We experimentally created tidal basins with simple channel networks and ebb deltas in a 1.2 by 1.2 m square basin with either a fixed or self-formed tidal inlet and initially flat sediment bed in the tidal basin raised above the bed of the sea. Rather than create tides by varying water level, we tilted the entire basin over the diagonal. The advantage of this novel method is that the bed surface slopes in downstream direction both during flood and ebb phases, resulting in significant transport and morphological change in the flood phase as well as the ebb phase.

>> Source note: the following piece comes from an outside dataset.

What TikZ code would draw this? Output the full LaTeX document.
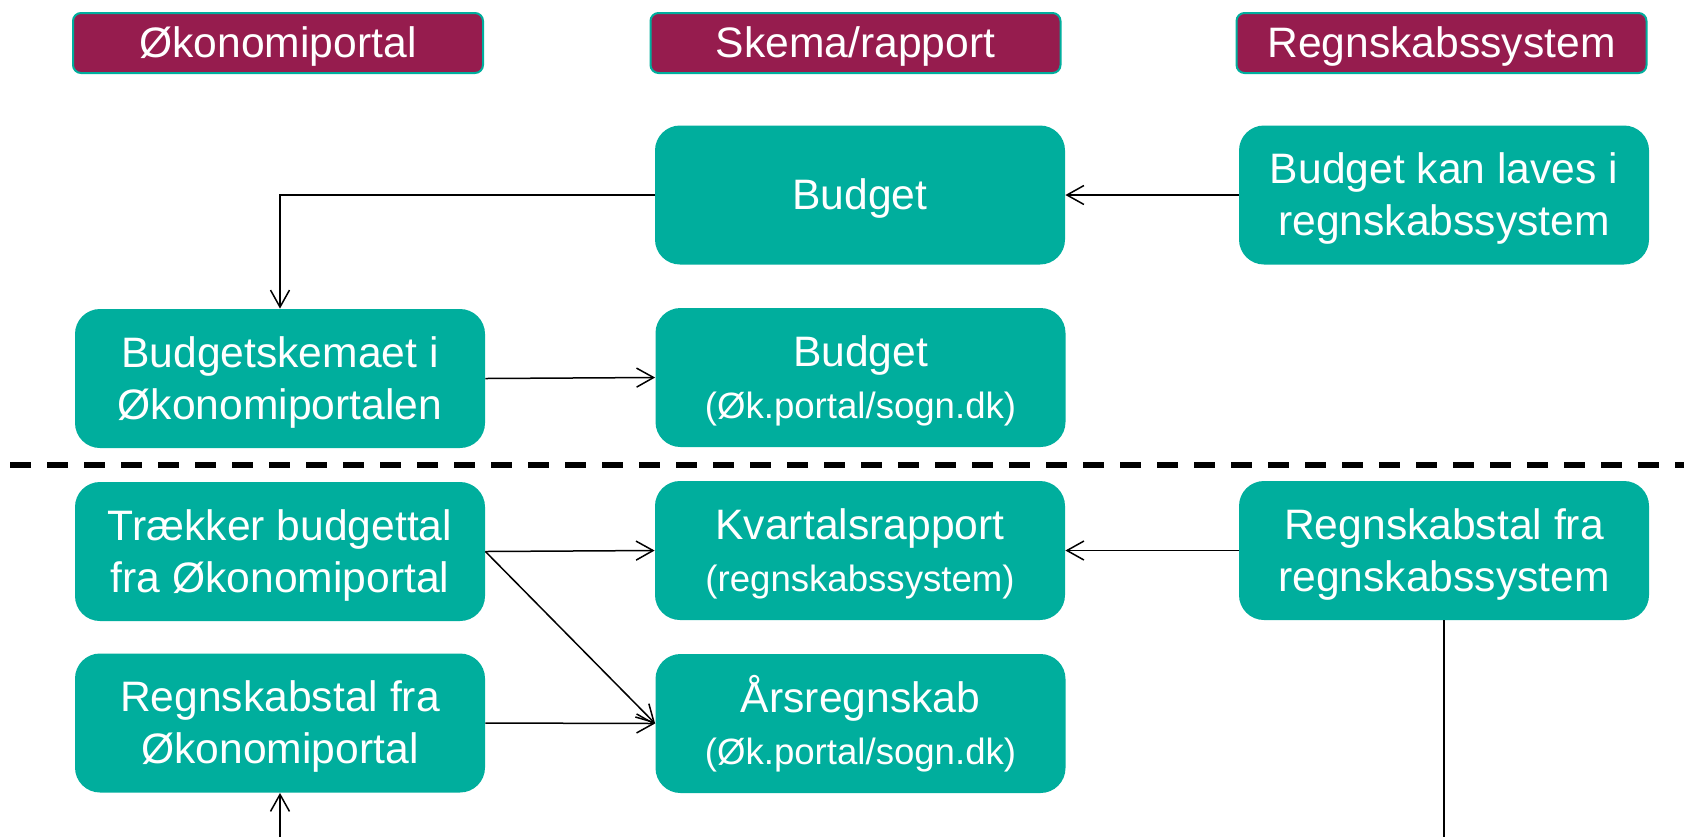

This overcomes the major problem of earlier experiments which were entirely ebb-dominated, and reduces the experiment time by an order of magnitude.
Ebb deltas formed in sand were entirely bedload dominated whereas the lightweight plastic sediment was intermittently suspended. Channels bifurcated during channel deepening and backward erosion to form a network of up to four orders. For initially dry tidal plains, the tidal prism increased as more sediment eroded from basin to ebb delta, so that evolution accelerated initially. The rate of change, the size of the channels and the final length of channels and delta were very sensitive to the tidal amplitude, tidal period and initial water depth in the basin. Most experiments with sand terminated with all sediment below the threshold for motion, whilst lightweight sediment remained mobile in the inlet region and firstorder channels, suggesting that sustained morphodynamics are feasible in experiments. We discuss how this novel experimental setup can be extended to produce tidal deltas, estuaries and other tidal systems and study their dynamics as a function of their forcing.